1981 Kerry Senior Football Championship
- Dates: 13 June - 27 September 1981
- Teams: 16
- Champions: South Kerry (4th title) Paudie Sheahan (captain)
- Runners-up: Austin Stacks Teddy Brick (captain)

Tournament statistics
- Matches played: 16
- Goals scored: 28 (1.75 per match)
- Points scored: 237 (14.81 per match)

= 1981 Kerry Senior Football Championship =

Gaelic football competition

The 1981 Kerry Senior Football Championship was the 81st staging of the Kerry Senior Football Championship since its establishment by the Kerry County Board in 1889. The championship ran from 13 June to 27 September 1981.

Feale Rangers entered the championship as the defending champions, however, they were beaten by Austin Stacks in the semi-finals.

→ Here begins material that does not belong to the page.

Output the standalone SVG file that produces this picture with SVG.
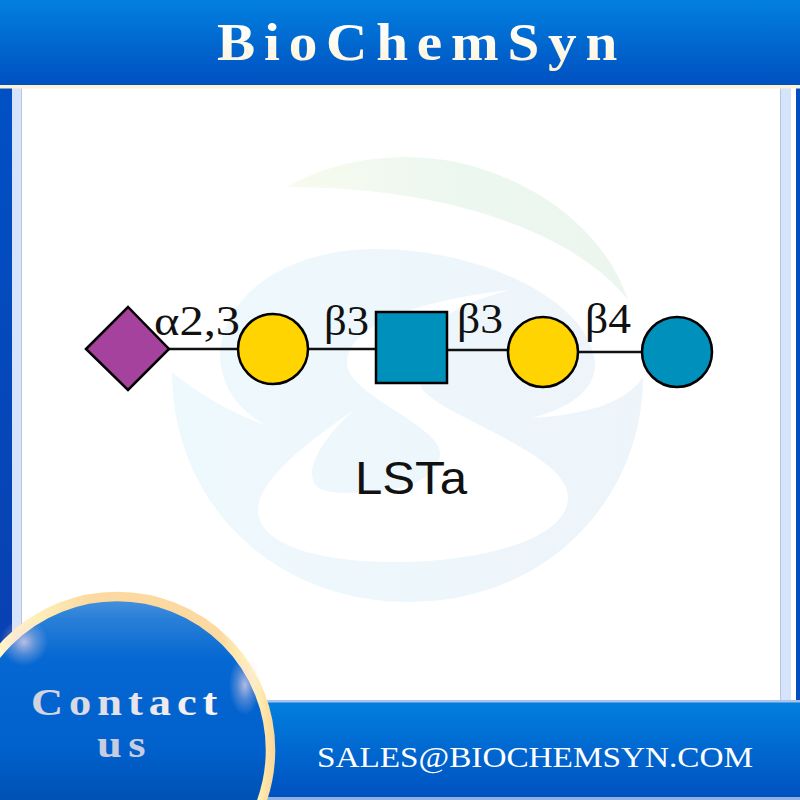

The final was played on 27 September 1981 at Austin Stack Park in Tralee, between South Kerry and Austin Stacks, in what was their first ever meeting in the final. South Kerry won the match by 1-12 to 0-11 to claim their fourth championship title overall and a first title in 23 years.

==Championship statistics==
===Miscellaneous===

- South Kerry win their first title since 1958.
- South Kerry qualify for the final for the first time since 1958.